Maybe it’s because I grew up as a lonely kid, with parents who weren’t as willing to host other people’s kids (or maybe because other kids’ parents weren’t as willing to let their kids stay over at my parents’ house once they met my older brother) and few friends in the area to invite over regardless. Even in high school, I spent most of my time at my friends’ houses rather my parents’ house. Sure, a large chunk of that is easily explained away by the situations of my teenaged years. I was the only one who had access to a car that no one else used, to the degree that having a car was one of my “superpowers” in the fictional world we created together (I wrote stories but pretty much everyone else drew comics). I also didn’t want to be around my parents’ house much while my brother was there during my first two years of high school and then just didn’t want to spend much time in the house after that (I was always more comfortable elsewhere). I was also the furthest away from everyone while all the other members of our group lived within a few miles of each other. My parents’ house was inconvenient for everyone but me.

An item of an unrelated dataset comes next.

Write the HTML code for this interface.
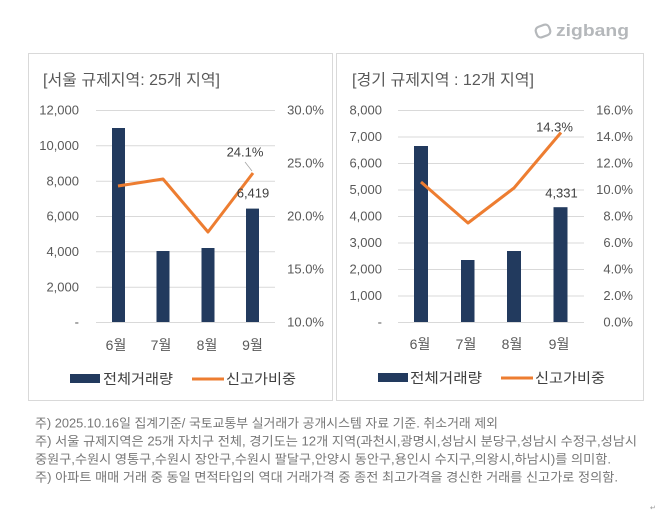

It wasn’t until college that I finally started hosting things. My first two years, I was mostly concerned with creating and protecting my own space (I had issues sleeping in front of other people, which have lasted to this day even if they are less severe than they used to be) rather than exploring what other people could bring to it. My junior year, I was finally in a dorm that had individual bedrooms and shared living spaces, which meant I could host people and still have a space of my own to retreat to. This was also the first time that the Dungeons and Dragons game I’d been running for years met in someone’s apartment rather than in one of the public spaces of the dorm I lived in. I finally got to experience how nice it was to have people inhabit a space I’d created and curated, that I could control to fit the needs and comfort of people I cared about. It was intoxicating, to provide something to people that didn’t come with obligations, attachments, or baggage. To have people enjoy an environment I’d cultivated and to take nothing from me that I was not already spending on myself, anyway. After all, it was my environment. I lived there. Anything I did for the comfort of other people was comfort I could also enjoy.

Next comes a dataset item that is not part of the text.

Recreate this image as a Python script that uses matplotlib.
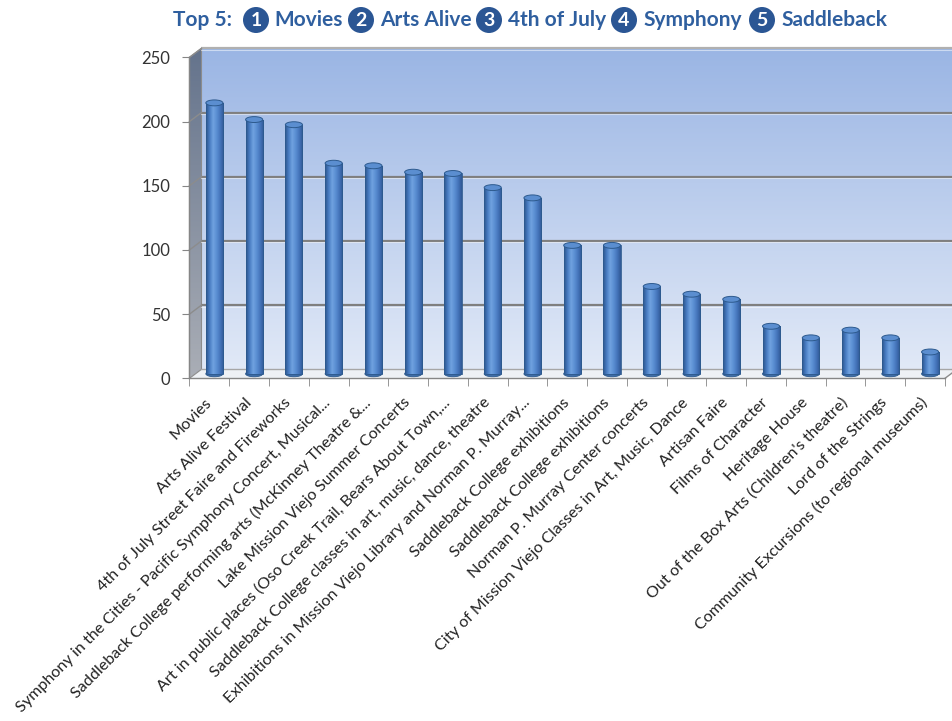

This was the first time I ever put in extra effort for something that would benefit me. Over the years since then, through various apartments and roommate situations, creating a comfortable space for myself and the people I care about has remained the easier way for me to take care of myself. To prioritize my own needs and wants as a valid consideration. To see caring for myself as being worthy of my time and effort. This is why I usually wind up cleaning or organizing things when I’m stressed out. I am reminding myself that I’m worth this effort and putting in the work required to give myself something nice that isn’t as ephemeral as a nice meal or as temporary as a new book. I still wake up some mornings, see my room bathed in light reflected off the pale blue and lavendar walls, and find myself appreciating the time and care I (and my friends) put into making this space comfortable.

Hosting people over the weekend was a reminder of why I care about this stuff. Sure, I don’t need the excuse of doing something for other people in order to do something for myself any more, but it still feels nice to do something for myself and know that other people will benefit from it. I still, after all, enjoy taking care of other people. The reasons behind it might have changed, as has how much I’m willing to put myself out to do it, but I still care about other people and want to make them comfortable. I still want to bring people into my spaces, with their warmth and laughter and joy, so I can make the place I live feel more like a home than I can on my own. After all, the way things went on Saturday were only possible in my apartment. They couldn’t have happened anywhere else. Similar things, things that are just as good, could happen elsewhere and probably will in the coming months, but the exact events of Saturday could have only happened in my current apartment. Video games, movies, and books are great, but they can happen pretty much anwhere. Having people over can only happen in one place, though, and that means a lot to me.